Why it should happen: Spurrier took the Gamecocks’ recruiting to new heights, which means there is some talent in the cupboard. Muschamp, for all his failings as the head coach at Florida, did guide the Gators to a Sugar Bowl and was a terrific defensive coordinator. That’s good news for a South Carolina defense that ranked last in the league last season.
And if it doesn’t: Muschamp, as curious a hire as he was this offseason, will get some time to turn it around. But did Spurrier raise the bar to an impossible height? Consider: In the Gamecocks’ last five seasons under Lou Holtz and first six under Spurrier (2000-10), they averaged just seven wins.

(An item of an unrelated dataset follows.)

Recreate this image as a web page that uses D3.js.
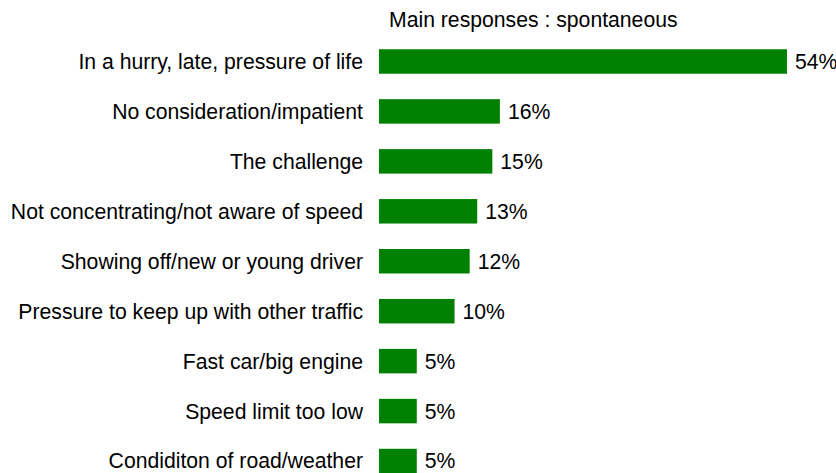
<!DOCTYPE html>
<html>
<head>
<meta charset="utf-8">
<script src="https://cdnjs.cloudflare.com/ajax/libs/d3/7.8.5/d3.min.js"></script>
<style>
  body { margin: 0; background: #fff; }
  svg text { font-family: "Liberation Sans", Arial, sans-serif; fill: #000; }
</style>
</head>
<body>
<div id="chart-area"></div>
<script>
// answers and their shares (%)
var categories = [
    "In a hurry, late, pressure of life",
    "No consideration/impatient",
    "The challenge",
    "Not concentrating/not aware of speed",
    "Showing off/new or young driver",
    "Pressure to keep up with other traffic",
    "Fast car/big engine",
    "Speed limit too low",
    "Condiditon of road/weather"
];
var values = [54, 16, 15, 13, 12, 10, 5, 5, 5];
var title = "Main responses : spontaneous";

var width = 836, height = 473;
var fontSize = "21.2px";

var svg = d3.select("#chart-area").append("svg")
    .attr("width", width)
    .attr("height", height);

var x = d3.scaleLinear()
    .domain([0, 54])
    .range([379, 787]);

var y = d3.scaleBand()
    .domain(categories)
    .range([36.5, 486])
    .paddingInner(0.51)
    .paddingOuter(0.255);

svg.append("text")
    .attr("x", 389)
    .attr("y", 27)
    .attr("font-size", fontSize)
    .text(title);

var rows = categories.map(function(c, i) {
    return { name: c, value: values[i] };
});

svg.selectAll("rect")
    .data(rows)
    .enter()
    .append("rect")
    .attr("x", x(0))
    .attr("y", function(d) { return y(d.name); })
    .attr("width", function(d) { return x(d.value) - x(0); })
    .attr("height", y.bandwidth())
    .attr("fill", "#008000");

svg.selectAll(".cat")
    .data(rows)
    .enter()
    .append("text")
    .attr("class", "cat")
    .attr("x", 363)
    .attr("y", function(d) { return y(d.name) + y.bandwidth() / 2; })
    .attr("dy", "0.35em")
    .attr("text-anchor", "end")
    .attr("font-size", fontSize)
    .text(function(d) { return d.name; });

svg.selectAll(".val")
    .data(rows)
    .enter()
    .append("text")
    .attr("class", "val")
    .attr("x", function(d) { return x(d.value) + 8; })
    .attr("y", function(d) { return y(d.name) + y.bandwidth() / 2; })
    .attr("dy", "0.35em")
    .attr("font-size", fontSize)
    .text(function(d) { return d.value + "%"; });
</script>
</body>
</html>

It’s a successful season if: The Commodores win five games, continuing the slow climb back up under third-year coach Derek Mason. Long gone are the days of three consecutive bowls and back-to-back 9-4 seasons under James Franklin, who parlayed that into the Penn State job. Mason went 3-9 his first year, 4-8 last season.
Why it should happen: Mason, a former Jim Harbaugh disciple and Stanford defensive coordinator, dramatically improved that side of the ball in 2015. The offense still needs work, but 1,152-yard rusher Ralph Webb gives Vanderbilt something on which to build. The Commodores were far more competitive last season, losing games to Western Kentucky, South Carolina, Ole Miss and Florida by an average of six points.
And if it doesn’t: Mason might be gone, and that’s probably unreasonable. Vandy won three games or fewer 11 times in the 16 seasons between 1995 and 2010. Then Franklin, thanks to the intersection of remarkable recruiting and a weak SEC East, did the unthinkable. Mason, who helped build a football power at another prominent academic institution, was a logical replacement. But so far, the results have been underwhelming.